The film will not be “too painful for people to endure.” And it is not, in my opinion, a film that is “inspiring in the grimmest possible way.” Quite the contrary, in some ways.  So when “The Way Back” finds its way to you, don’t think you need to have “the fortitude to take the plunge,” as Novikov warns with breathless exaggeration. It’s nothing you haven’t handled before.

[Photo: Newmarket Films]




→ 17 Comments Tags: , , , | Filed in: Daily

17 responses so far

  • 1 9-05-2010 at 9:45 pm

    andrea said...

    How did you like Swan and Illusionist Kris?

  • 2 9-05-2010 at 9:46 pm

    Michael said...

    I am really looking forward to this film, I just hope it gets treated with a measure of respect by its distributors. I feel it needs an awards run to gain any traction in the market. Nice work Kris for kick-starting the conversation and clarifying some of the misguided views of the film out there.

  • 3 9-05-2010 at 10:09 pm

    Ryan said...

    Great write-up. Pleased to see you being a voice for Weir’s latest. Cant wait to see it.

  • 4 9-05-2010 at 11:26 pm

    Nelson said...

    this guy is an idiot. I am at Telluride and I listened to Weir say that it IS a dramatization, based on many true stories, so this Novikov guy is not worthy of anyone’s attention

  • 5 9-06-2010 at 12:21 am

    AmericanRequiem said...

    hope it gets some play at the oscars, well at least a chance to compete

  • 6 9-06-2010 at 2:34 am

    Dominik said...

    I´m really into this movie, sounds absolutely great. But honestly, the brilliant cast alone would have stimulated my rapture: Ed Harris (so overdue for awards-recognition!), the very cool and smart Colin Farrel and Saiorse Ronan (whom I have seen two times- and two times she was great and the best thing about Atonement and Lovely Bones).

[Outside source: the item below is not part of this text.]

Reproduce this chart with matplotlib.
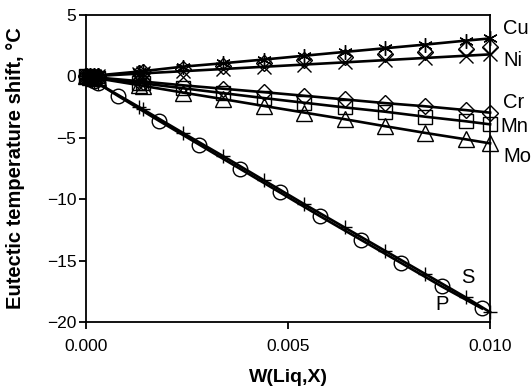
import matplotlib
matplotlib.use("Agg")
import matplotlib.pyplot as plt

plt.rcParams['font.family'] = ['Liberation Sans', 'DejaVu Sans']

x_a = [0, 0.0001, 0.0002, 0.0003, 0.0013, 0.0014, 0.0024, 0.0034, 0.0044,
       0.0054, 0.0064, 0.0074, 0.0084, 0.0094, 0.0100]
cu = [0, 0.03, 0.06, 0.09, 0.40, 0.43, 0.80, 1.08, 1.38, 1.69, 2.00, 2.30, 2.60, 2.92, 3.10]
ni = [0, 0.02, 0.04, 0.05, 0.23, 0.25, 0.43, 0.61, 0.79, 0.97, 1.15, 1.33, 1.51, 1.69, 1.80]
extra = [0, 0.02, 0.05, 0.07, 0.32, 0.34, 0.62, 0.85, 1.08, 1.33, 1.58, 1.80, 2.00, 2.20, 2.42]
cr = [0, -0.03, -0.06, -0.09, -0.38, -0.41, -0.72, -1.00, -1.28, -1.57, -1.87, -2.17, -2.43, -2.74, -2.95]
mn = [0, -0.04, -0.08, -0.12, -0.52, -0.56, -0.96, -1.36, -1.76, -2.14, -2.52, -2.87, -3.28, -3.65, -3.90]
mo = [0, -0.05, -0.11, -0.16, -0.70, -0.76, -1.31, -1.85, -2.40, -2.94, -3.48, -4.05, -4.60, -5.12, -5.45]
s = [0, -0.19, -0.38, -0.57, -2.47, -2.66, -4.60, -6.50, -8.45, -10.4, -12.3, -14.2, -16.1, -18.0, -19.2]

x_p = [0, 0.0001, 0.0002, 0.0003, 0.0008, 0.0018, 0.0028, 0.0038, 0.0048,
       0.0058, 0.0068, 0.0078, 0.0088, 0.0098]
p = [0, -0.19, -0.38, -0.57, -1.60, -3.60, -5.55, -7.50, -9.45, -11.4, -13.3, -15.2, -17.1, -18.9]

label_names = ["Cu", "Ni", "Cr", "Mn", "Mo"]
label_y = [3.94, 1.34, -2.08, -4.10, -6.56]
label_x = [0.01032, 0.01032, 0.01032, 0.01025, 0.01032]

fig = plt.figure(figsize=(5.31, 3.87), dpi=100)
ax = fig.add_axes([0.162, 0.168, 0.761, 0.793])

lw = 1.9
mk = dict(color='black', markerfacecolor='none', markeredgecolor='black',
          markeredgewidth=1.0, clip_on=False)
ax.plot(x_a, cu, marker=(6, 2, 0), markersize=10.5, lw=lw, **mk)
ax.plot(x_a, ni, marker='x', markersize=10.5, lw=lw, **mk)
ax.plot(x_a, extra, marker='D', markersize=8, lw=0, **mk)
ax.plot(x_a, cr, marker='D', markersize=8, lw=lw, **mk)
ax.plot(x_a, mn, marker='s', markersize=9.5, lw=lw, **mk)
ax.plot(x_a, mo, marker='^', markersize=11, lw=lw, **mk)
ax.plot(x_a, s, marker='+', markersize=10, lw=lw, **mk)
ax.plot(x_p, p, marker='o', markersize=10.5, lw=lw, **mk)

ax.set_xlim(0, 0.010)
ax.set_ylim(-20, 5)
ax.set_xticks([0, 0.005, 0.010])
ax.set_xticklabels(["0.000", "0.005", "0.010"])
ax.set_yticks([5, 0, -5, -10, -15, -20])
ax.tick_params(direction='out', length=5, width=1.3, labelsize=12.5, colors='black')
ax.tick_params(axis='x', pad=7)
ax.tick_params(axis='y', pad=2)
for sp in ax.spines.values():
    sp.set_linewidth(1.3)

ax.set_xlabel("W(Liq,X)", fontsize=14, fontweight='bold')
ax.set_ylabel("Eutectic temperature shift, °C", fontsize=14.5, fontweight='bold')
ax.xaxis.set_label_coords(0.5, -0.152)
ax.yaxis.set_label_coords(-0.151, 0.5)

for name, xv, yv in zip(label_names, label_x, label_y):
    ax.text(xv, yv, name, fontsize=14.5, va='center', ha='left', clip_on=False)
ax.text(0.00946, -16.4, "S", fontsize=14.5, ha='center', va='center')
ax.text(0.00881, -18.6, "P", fontsize=14.5, ha='center', va='center')

fig.savefig("out.png", dpi=100)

    This will be a major player at next year´s Oscars, hands down!

  • 7 9-06-2010 at 4:03 am

    s said...

    Novikov’s a hack, always has been. Can’t wait to see this one.

  • 8 9-06-2010 at 4:27 am

    Cde. said...

    Thanks for sticking up for this film. Off-setting voices like Novikov’s may be very important if it’s to find distribution.

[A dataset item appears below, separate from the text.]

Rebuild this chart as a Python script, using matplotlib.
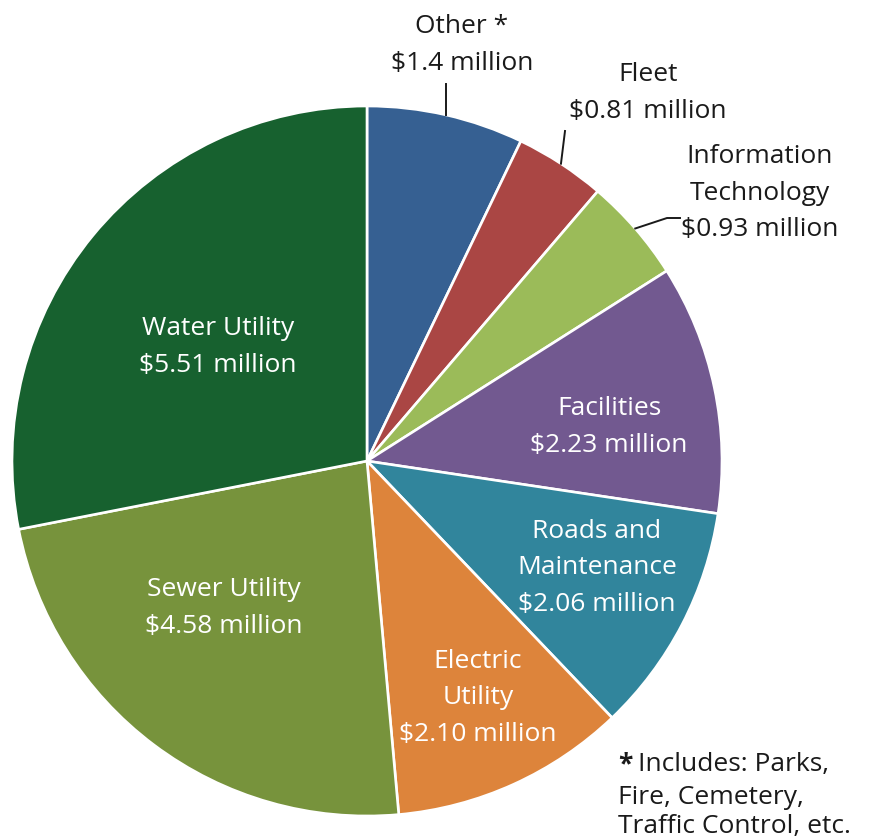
import matplotlib
matplotlib.use("Agg")
import matplotlib.pyplot as plt
import numpy as np

plt.rcParams['font.family'] = ['Open Sans', 'DejaVu Sans']

categories = ["Other *", "Fleet", "Information\nTechnology", "Facilities",
              "Roads and\nMaintenance", "Electric\nUtility", "Sewer Utility", "Water Utility"]
values = [1.4, 0.81, 0.93, 2.23, 2.06, 2.10, 4.58, 5.51]
value_labels = ["$1.4 million", "$0.81 million", "$0.93 million", "$2.23 million",
                "$2.06 million", "$2.10 million", "$4.58 million", "$5.51 million"]
colors = ["#366092", "#AA4644", "#9BBB59", "#725990", "#31859C", "#DD843B", "#77933C", "#17612F"]

W, H = 869, 839
fig = plt.figure(figsize=(W / 100, H / 100), dpi=100)
ax = fig.add_axes([0, 0, 1, 1])

cx, cy, r = 367, H - 461, 355
wedges, _ = ax.pie(values, colors=colors, startangle=90, counterclock=False,
                   center=(cx, cy), radius=r, frame=True,
                   wedgeprops=dict(edgecolor='white', linewidth=1.9))
ax.set_xlim(0, W)
ax.set_ylim(0, H)
ax.set_aspect('equal')
ax.axis('off')

# label positions (pixel coords, y from top)
inside = {3: (609, 427), 4: (597, 568), 5: (478, 698), 6: (224, 608), 7: (218, 347)}
outside = {0: (462, 45), 1: (648, 93), 2: (760, 193)}

fs = 19
ls = 1.58
for i, (x, y) in inside.items():
    ax.text(x, H - y, categories[i] + "\n" + value_labels[i], ha='center', va='center',
            color='white', fontsize=fs, linespacing=ls)
for i, (x, y) in outside.items():
    ax.text(x, H - y, categories[i] + "\n" + value_labels[i], ha='center', va='center',
            color='#1a1a1a', fontsize=fs, linespacing=ls)

# leader lines
def edge_pt(i, frac=0.5):
    w = wedges[i]
    a = np.deg2rad(w.theta1 + (w.theta2 - w.theta1) * frac)
    return cx + r * np.cos(a), cy + r * np.sin(a)

x0, y0 = edge_pt(0, 0.5)
ax.plot([x0, x0], [y0, H - 84], color='#1a1a1a', lw=1.4)
x1, y1 = edge_pt(1, 0.5)
ax.plot([x1, 565], [y1, H - 131], color='#1a1a1a', lw=1.4)
x2, y2 = edge_pt(2, 0.5)
ax.plot([x2, 667, 680], [y2, H - 218, H - 218], color='#1a1a1a', lw=1.4)

ax.text(618, H - 765, "*", ha='left', va='center', fontsize=fs, color='#1a1a1a',
        fontweight='bold')
ax.text(638, H - 765, "Includes: Parks,", ha='left', va='center', fontsize=fs,
        color='#1a1a1a')
ax.text(618, H - 812, "Fire, Cemetery,\nTraffic Control, etc.",
        ha='left', va='center', fontsize=fs, color='#1a1a1a', linespacing=1.25)

fig.savefig("out.png", dpi=100)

  • 9 9-06-2010 at 5:03 am

    ninja said...

    Colin for a nom. Or a win. I don`t care. He paid his dues by going from a somewhat successful movie star wannabe to a complete boxoffice poison and hack to a great character actor. What`s not to love? He`s almost like mini-Mickey only handsome and, hopefully, without selling out to crap studio movies after the comeback. Wanna go big, page Nolan, pronto.

  • 10 9-06-2010 at 6:35 am

    Kristopher Tapley said...

    Cde.: It has found a welcome home at Newmarket.

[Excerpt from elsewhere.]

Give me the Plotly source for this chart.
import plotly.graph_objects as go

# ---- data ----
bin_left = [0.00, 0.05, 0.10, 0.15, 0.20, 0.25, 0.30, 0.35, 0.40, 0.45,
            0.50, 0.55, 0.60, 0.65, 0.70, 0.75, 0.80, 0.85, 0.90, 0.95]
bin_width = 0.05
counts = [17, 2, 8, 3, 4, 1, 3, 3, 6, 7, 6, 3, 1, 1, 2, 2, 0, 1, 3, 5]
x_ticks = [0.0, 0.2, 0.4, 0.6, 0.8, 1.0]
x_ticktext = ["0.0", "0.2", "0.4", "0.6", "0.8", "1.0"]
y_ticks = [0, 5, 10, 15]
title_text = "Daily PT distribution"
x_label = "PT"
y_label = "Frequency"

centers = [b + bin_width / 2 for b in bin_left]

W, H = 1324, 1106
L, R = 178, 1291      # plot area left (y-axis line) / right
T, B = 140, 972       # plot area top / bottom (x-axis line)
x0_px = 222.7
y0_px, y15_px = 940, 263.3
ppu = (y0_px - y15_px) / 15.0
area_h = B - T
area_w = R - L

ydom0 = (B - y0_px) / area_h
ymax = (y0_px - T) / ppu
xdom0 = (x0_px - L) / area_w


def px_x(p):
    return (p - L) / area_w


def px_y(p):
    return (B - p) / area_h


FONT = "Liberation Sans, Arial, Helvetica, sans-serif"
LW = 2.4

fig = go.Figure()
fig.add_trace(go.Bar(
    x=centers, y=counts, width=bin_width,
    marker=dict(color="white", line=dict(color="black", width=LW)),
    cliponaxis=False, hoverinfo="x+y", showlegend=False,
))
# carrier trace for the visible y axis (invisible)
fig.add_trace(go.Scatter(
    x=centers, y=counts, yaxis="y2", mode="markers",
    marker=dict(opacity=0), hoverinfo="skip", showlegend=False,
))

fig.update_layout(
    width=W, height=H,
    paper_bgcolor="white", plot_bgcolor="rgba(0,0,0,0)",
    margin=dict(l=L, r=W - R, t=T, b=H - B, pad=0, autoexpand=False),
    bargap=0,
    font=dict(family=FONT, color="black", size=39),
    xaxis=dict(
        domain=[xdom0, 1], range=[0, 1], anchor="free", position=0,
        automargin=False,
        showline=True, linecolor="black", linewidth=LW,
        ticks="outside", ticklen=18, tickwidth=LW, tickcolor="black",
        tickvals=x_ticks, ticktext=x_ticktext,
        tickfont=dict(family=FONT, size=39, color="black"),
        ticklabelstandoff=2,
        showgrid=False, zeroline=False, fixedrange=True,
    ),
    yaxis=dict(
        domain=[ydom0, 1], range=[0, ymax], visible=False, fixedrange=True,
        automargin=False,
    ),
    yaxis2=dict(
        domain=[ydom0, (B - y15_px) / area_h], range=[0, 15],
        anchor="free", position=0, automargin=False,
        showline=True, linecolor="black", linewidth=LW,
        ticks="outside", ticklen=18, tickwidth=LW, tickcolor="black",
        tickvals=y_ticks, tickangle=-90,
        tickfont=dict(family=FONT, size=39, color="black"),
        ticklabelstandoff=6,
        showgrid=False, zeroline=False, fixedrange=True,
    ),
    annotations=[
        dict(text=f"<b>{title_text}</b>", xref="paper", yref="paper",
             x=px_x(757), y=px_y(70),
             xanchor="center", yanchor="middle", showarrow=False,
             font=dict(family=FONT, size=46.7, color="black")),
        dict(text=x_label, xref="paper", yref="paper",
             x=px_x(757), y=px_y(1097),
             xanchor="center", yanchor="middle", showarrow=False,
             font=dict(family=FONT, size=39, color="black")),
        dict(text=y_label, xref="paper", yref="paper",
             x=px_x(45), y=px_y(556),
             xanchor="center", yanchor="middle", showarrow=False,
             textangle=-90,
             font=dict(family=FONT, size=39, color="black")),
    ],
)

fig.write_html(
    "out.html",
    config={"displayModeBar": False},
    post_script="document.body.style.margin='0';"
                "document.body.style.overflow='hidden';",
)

  • 11 9-06-2010 at 8:24 am

    evelyn garver said...

    Thanks for the insights on what looks like a fascinating film. As for Novikov, did he see Oscar winners NO COUNTRY FOR OLD MEN OR THERE WILL BE BLOOD? What exactly is too harrowing for the Academy these days?

  • 12 9-06-2010 at 9:25 am

    Sam said...

    I had a sinking suspicion, after reading Novikov’s review, that he didn’t enjoy the film because it is highlighting a part of history that Hollywood is reluctant to show; the degenerate culmination of Soviet socialism. A coercive utopia always devolves into murder of population. And The Way Back highlights this monstrosity. I’m looking forward to it.

  • 13 9-06-2010 at 9:59 am

    JP said...

    This is a truly strong contender. Watch out for it… Peter Weir is probably the director that the Academy feel the biggest need to award now.

  • 14 9-06-2010 at 1:37 pm

    Corran Horn said...

    Evelyn: I was thinking the same thing. If the Academy can acknowledge NCFOM and There Will Be Blood, The Way Back wouldn’t be out of their tolerance range.

    As for Novikov, I’ve never been impressed by him. The only Cinematical critic who ever got my attention was Scott Weinberg, and I believe he now reviews for a different site.

    Kris: you mentioned earlier that Mark Strong is only in the film for 15 minutes. What character does he play?

  • 15 9-06-2010 at 2:11 pm

    Kristopher Tapley said...

    Just someone in the Gulag early on. Kind of lights the fire for Sturgess’s character to get out of dodge.

  • 16 9-07-2010 at 5:43 pm

    Mr. Gittes said...

    Kris, I forgot to ask: How was the soundtrack? I still listen to Master and Commander’s…so good.